Cal/OSHA Standards Board Adopts Revised COVID-19 Emergency Rule

On December 16, 2021, the Cal/OSHA Standards Board approved the revised COVID-19 Emergency Temporary Standard (ETS) – the second re-adoption.  The vote was 6-1 with management representative Kate Crawford dissenting. 

The California Division of Occupational Safety and Health (Division) was tasked with drafting the revised ETS text, which the Standards Board approved with no meaningful discussion by members, in spite of compelling substantive concerns repeatedly raised in comments by the employer community.  To the dismay of many, the Board has continued to rubber stamp workplace safety rules drafted by the Division, thus effectively turning the enforcement agency into a rulemaking body. 

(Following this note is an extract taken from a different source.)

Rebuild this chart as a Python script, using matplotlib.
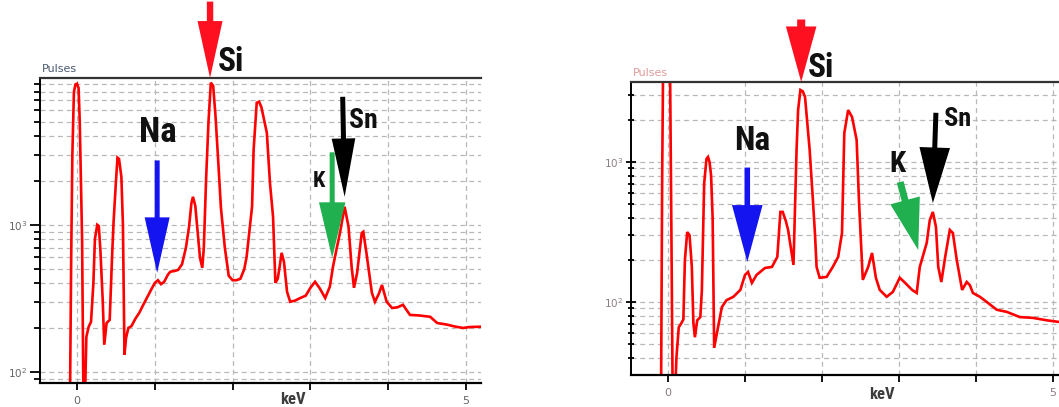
#!/usr/bin/python3
#Two EDS spectra (log counts vs keV) with element markers
import numpy as np
import matplotlib
matplotlib.use('Agg')
import matplotlib.pyplot as plt
import matplotlib.patches as patches
import matplotlib.transforms as mtrans
from matplotlib.ticker import LogLocator, NullFormatter

#--spectrum 1 (left)
leftKeV = [-0.12, -0.09, -0.075, -0.06, -0.04, -0.02, 0.0, 0.02, 0.035, 0.05, 0.065, 0.08, 0.10,
           0.12, 0.15, 0.18, 0.21, 0.23, 0.26, 0.28, 0.30, 0.33, 0.35, 0.38, 0.42, 0.45, 0.47,
           0.50, 0.52, 0.54, 0.57, 0.59, 0.61, 0.63, 0.66, 0.70, 0.75, 0.80, 0.85, 0.90, 0.95,
           1.00, 1.04, 1.08, 1.12, 1.17, 1.20, 1.25, 1.30, 1.35, 1.40, 1.44, 1.47, 1.49, 1.52,
           1.55, 1.58, 1.61, 1.63, 1.66, 1.69, 1.72, 1.75, 1.78, 1.81, 1.85, 1.90, 1.95, 2.00,
           2.05, 2.10, 2.15, 2.18, 2.25, 2.27, 2.31, 2.34, 2.37, 2.44, 2.48, 2.52, 2.55, 2.58,
           2.60, 2.63, 2.66, 2.70, 2.74, 2.80, 2.87, 2.94, 3.00, 3.06, 3.12, 3.19, 3.25, 3.29,
           3.34, 3.38, 3.44, 3.49, 3.53, 3.56, 3.60, 3.66, 3.68, 3.72, 3.79, 3.83, 3.88, 3.92,
           3.98, 4.05, 4.12, 4.19, 4.28, 4.40, 4.54, 4.63, 4.75, 4.85, 4.96, 5.05, 5.20]
leftCounts = [50, 70, 600, 3000, 8000, 9000, 9100, 8500, 5000, 2000, 800, 90, 60,
              173, 203, 219, 400, 800, 1000, 980, 676, 309, 153, 215, 226, 600, 1050,
              1960, 2860, 2800, 2120, 1000, 131, 170, 199, 205, 230, 252, 285, 320, 360,
              403, 420, 395, 410, 460, 480, 485, 494, 540, 700, 970, 1400, 1550, 1350,
              900, 600, 510, 700, 2100, 5000, 9250, 8800, 5500, 3000, 1300, 700, 450, 420,
              420, 430, 500, 605, 1330, 3240, 6750, 6870, 6300, 4220, 1930, 1130, 403, 430,
              500, 645, 560, 350, 300, 305, 318, 330, 373, 410, 370, 318, 380, 518,
              700, 880, 1326, 970, 518, 373, 470, 880, 897, 645, 345, 300, 340, 390,
              300, 272, 275, 286, 244, 242, 237, 215, 210, 204, 199, 202, 203]

#--spectrum 2 (right)
rightKeV = [-0.12, -0.09, -0.075, -0.06, -0.04, -0.02, 0.0, 0.015, 0.03, 0.045, 0.06, 0.09,
            0.11, 0.14, 0.17, 0.20, 0.22, 0.25, 0.28, 0.31, 0.33, 0.35, 0.38, 0.42, 0.44,
            0.47, 0.50, 0.52, 0.54, 0.56, 0.58, 0.60, 0.65, 0.70, 0.76, 0.85, 0.94, 1.00,
            1.04, 1.09, 1.15, 1.26, 1.35, 1.42, 1.46, 1.49, 1.53, 1.56, 1.63, 1.67, 1.69,
            1.72, 1.75, 1.78, 1.84, 1.88, 1.91, 1.93, 1.97, 2.06, 2.14, 2.21, 2.26, 2.29,
            2.34, 2.39, 2.45, 2.48, 2.53, 2.60, 2.65, 2.70, 2.75, 2.84, 2.92, 3.01, 3.08,
            3.17, 3.23, 3.27, 3.36, 3.40, 3.44, 3.48, 3.51, 3.55, 3.60, 3.66, 3.70, 3.75,
            3.82, 3.88, 3.92, 3.96, 4.05, 4.14, 4.27, 4.40, 4.57, 4.74, 4.92, 5.08, 5.20]
rightCounts = [15, 20, 800, 8000, 20000, 30000, 30000, 20000, 3000, 300, 25, 20,
               40, 66, 70, 75, 200, 316, 300, 178, 71, 56, 74, 78, 120,
               700, 1050, 1086, 1000, 800, 400, 47, 66, 92, 103, 109, 122, 156,
               164, 137, 156, 175, 178, 210, 440, 440, 380, 327, 184, 1220, 2350,
               3270, 3200, 2910, 1220, 560, 300, 178, 149, 151, 178, 210, 311, 1610,
               2350, 2100, 1440, 535, 144, 178, 224, 149, 122, 109, 118, 149, 137,
               122, 116, 178, 264, 385, 440, 344, 178, 139, 210, 327, 311, 200,
               122, 139, 132, 116, 109, 100, 88, 85, 78, 77, 74, 72, 72]

#--element markers: (label, keV, counts at arrow tip; None = top edge)
leftMarks = [('Si', 1.71, None), ('Na', 1.03, 471), ('Sn', 3.44, 1550), ('K', 3.28, 596)]
rightMarks = [('Si', 1.73, None), ('Na', 1.03, 193), ('Sn', 3.44, 509), ('K', 3.25, 235)]

tickLabels = ['0', '', '', '', '', '5']
kevPos = 2.78

gridColor = '#b8b8b8'
markColors = {'Si': '#ff1020', 'Na': '#1414f0', 'Sn': '#000000', 'K': '#20b050'}
narrowFont = ['Roboto Condensed', 'Noto Sans', 'DejaVu Sans']


def setupAxes(ax, xlim, ylim, pulsesColor, tickColor, tickDir, kevDy):
    ax.set_yscale('log')
    ax.set_xlim(*xlim)
    ax.set_ylim(*ylim)
    ax.yaxis.set_major_locator(LogLocator(base=10))
    ax.yaxis.set_minor_locator(LogLocator(base=10, subs=np.arange(2, 10)))
    ax.yaxis.set_minor_formatter(NullFormatter())
    ax.set_xticks(range(6))
    ax.set_xticklabels(tickLabels)
    ax.grid(True, which='both', axis='y', ls=(0, (4, 3)), color=gridColor, lw=0.9)
    ax.grid(True, which='major', axis='x', ls=(0, (4, 3)), color=gridColor, lw=0.9)
    ax.set_axisbelow(True)
    ax.tick_params(axis='y', which='major', direction=tickDir, length=7, width=1.3,
                   labelsize=7.5, labelcolor=tickColor, pad=2)
    ax.tick_params(axis='y', which='minor', direction=tickDir, length=4.5, width=1.3)
    ax.tick_params(axis='x', direction='out', length=5, width=1.3, labelsize=8,
                   labelcolor=tickColor, pad=4)
    ax.spines['right'].set_visible(False)
    ax.spines['top'].set_color('#333333')
    ax.spines['top'].set_linewidth(1.6)
    ax.spines['left'].set_linewidth(1.4)
    ax.spines['bottom'].set_linewidth(1.6)
    #--axis captions
    ax.annotate('keV', xy=(kevPos, 0.0), xycoords=('data', 'axes fraction'),
                xytext=(0, kevDy), textcoords='offset pixels', ha='center', va='baseline',
                fontsize=12, fontweight='bold', fontstretch='extra-condensed',
                family=narrowFont, color='#3c3c3c', annotation_clip=False)
    ax.text(0.004, 1.012, 'Pulses', transform=ax.transAxes, ha='left', va='bottom',
            fontsize=8, color=pulsesColor)
    return


def drawArrow(ax, tipX, tipY, dx, dy, color, headLen, headWid, tailWid):
    #--sizes in points, tail given as offset from the tip
    ycoords = 'axes fraction' if tipY is None else 'data'
    yy = 1.0 if tipY is None else tipY
    style = patches.ArrowStyle.Simple(head_length=headLen / 10, head_width=headWid / 10,
                                      tail_width=tailWid / 10)
    ax.annotate('', xy=(tipX, yy), xycoords=('data', ycoords), xytext=(dx, dy),
                textcoords='offset points', annotation_clip=False,
                arrowprops=dict(arrowstyle=style, mutation_scale=10, fc=color, ec='none',
                                shrinkA=0, shrinkB=0))
    return


def drawLabel(ax, text, tipX, tipY, dx, dy, size):
    #--dx,dy: pixel offset of the text baseline centre from the arrow tip
    ycoords = 'axes fraction' if tipY is None else 'data'
    yy = 1.0 if tipY is None else tipY
    ax.annotate(text, xy=(tipX, yy), xycoords=('data', ycoords), xytext=(dx, dy),
                textcoords='offset pixels', ha='center', va='baseline', fontsize=size,
                fontweight='bold', fontstretch='extra-condensed', family=narrowFont,
                color='#111111', annotation_clip=False)
    return


def markElements(ax, marks, arrowSpec, textSpec):
    for (name, kev, cnt) in marks:
        dx, dy, hl, hw, tw = arrowSpec[name]
        drawArrow(ax, kev, cnt, dx, dy, markColors[name], hl, hw, tw)
        tx, ty, sz = textSpec[name]
        drawLabel(ax, name, kev, cnt, tx, ty, sz)
    return


def main():
    fig = plt.figure(figsize=(10.59, 4.07), dpi=100)

    #--left spectrum
    axL = fig.add_axes([40 / 1059, 24 / 407, 441 / 1059, 305 / 407])
    setupAxes(axL, (-0.476, 5.193), (84.1, 9950), '#4a5a72', '#666666', 'out', -21)
    axL.plot(leftKeV, leftCounts, color='#ff0000', lw=1.9, solid_joinstyle='miter')
    markElements(axL, leftMarks,
                 {'Si': (0, 55, 41, 18, 4.6), 'Na': (0, 81, 40, 18, 3.6),
                  'Sn': (-1.4, 72, 42, 17, 3.6), 'K': (0, 76, 40, 19, 3.6)},
                 {'Si': (21, 7, 24), 'Na': (0.5, 131, 25),
                  'Sn': (18.5, 69, 20), 'K': (-13, 71, 16)})

    #--right spectrum
    axR = fig.add_axes([631 / 1059, 32 / 407, 437.4 / 1059, 293 / 407])
    setupAxes(axR, (-0.48, 5.2), (30.1, 3728), '#e09a9a', '#8c7c84', 'inout', -24)
    axR.plot(rightKeV, rightCounts, color='#ff0000', lw=1.9, solid_joinstyle='miter')
    markElements(axR, rightMarks,
                 {'Si': (0, 45, 40, 22, 5.8), 'Na': (0, 68, 41, 22, 4.0),
                  'Sn': (2.2, 65, 40, 22, 3.6), 'K': (-13, 49, 37, 22, 5.0)},
                 {'Si': (20, 5, 24), 'Na': (5, 112, 24),
                  'Sn': (25, 77, 19), 'K': (-21, 78, 21)})

    plt.savefig('out.png', dpi=100)
    # plt.show()


if __name__ == "__main__":
    main()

The second re-adopted ETS will next be sent to California’s Office of Administrative Law (OAL) for approval and publication. OAL has 10 days to approve the rule. If approved, the second re-adoption will be in effect from January 14, 2022 to April 14, 2022. Also, as the Standards Board meeting was underway, Governor Newsom signed an executive order authorizing an extension of the COVID-19 safety requirements in the COVID-19 ETS.  The governor’s executive order enables a subsequent third re-adoption of the COVID-19 ETS through December 31, 2022.

It remains to be seen whether the ETS will be extended through the end of 2022, discarded, or replaced by the proposed “permanent” COVID-19 rule (with a two-year term).  At the request of certain Board members, there was a lively panel discussion at the last Board meeting on the future of COVID-19 rulemaking, with labor representatives lining up in favor of continuing the hardwired, prescriptive COVID-19 ETS and management representatives supporting a fluid performance-based standard like the Injury and Illness Prevention Program. 

The revised ETS includes language creating unclear and unmanageable regulatory requirements, as discussed in our prior blog post. When the revised ETS takes effect, the Division will publish updated FAQs that, while not having the force of law, will hopefully clarify the agency’s interpretation of these new requirements.